Extrema coding largely relies on the availability of broadband random noise. In the absence of such additive noise, output signals can be strongly degraded. It is the bandwidth of the noise that determines the actual output quality. When signal levels are moderate to high, the background stimuli will often provide sufficient extrema, in which case the added noise or residue noise may not be required. In cases where low level waveforms are provided, the absence of noise will result in a low zero crossing rate causing severe degradation. When no input signal is present, the added noise and especially its bandwidth is most critical. The noise will be clipped resulting in a non-zero output level. In order to provide a zero output level in the absence of an input signal, the noise spectrum theoretically would have to be infinite. It can be calculated that the RMS output voltage will drop with 3 db for each octave of noise bandwidth that is added.
In order to obtain acceptable signal to noise ratios, for instance, for communications systems, this translates into the need for clipping speeds exceeding the 10 MHZ range. With the current state of the art of electronic components and designs techniques, it can be difficult and costly to operate at these speeds. This applies to both the clipper and the noise source.
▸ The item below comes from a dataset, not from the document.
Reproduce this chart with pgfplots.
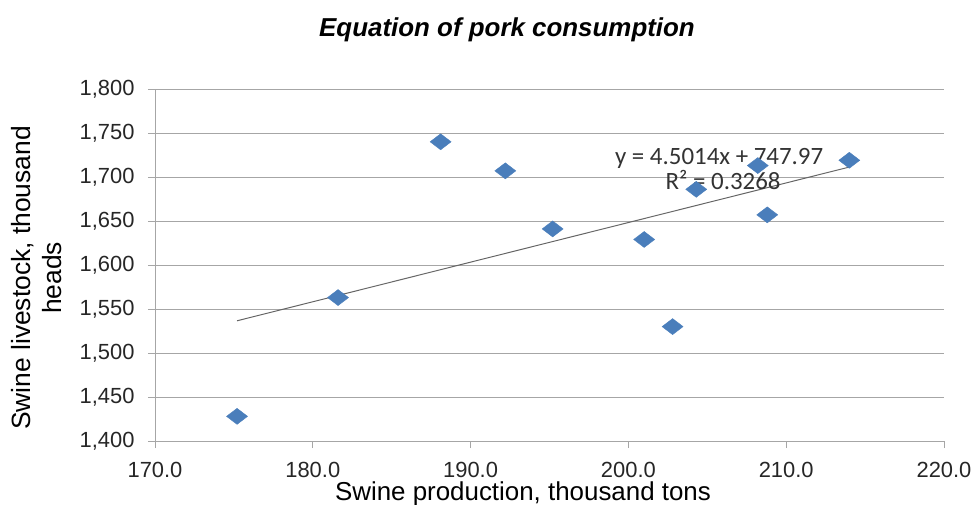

Further, extrema coding signal processing techniques are limited by constraints imposed by noise generator designs. The signal response of the extrema coding signal processing circuit is determined largely by the probability density distribution of the noise. The probability density distribution will determine the dynamic range of input levels that can be handled. As a perception stimulation system, extrema coding signal processing techniques have to function over a range of over 100 db for acoustic signals. Limitations were imposed partially by the sensitivity and overdrive capabilities of the clipper, but mainly by the dynamic range of noise levels. Circuits to increase dynamic range, for instance expanders, exist, but impose additional gain/bandwidth limitations.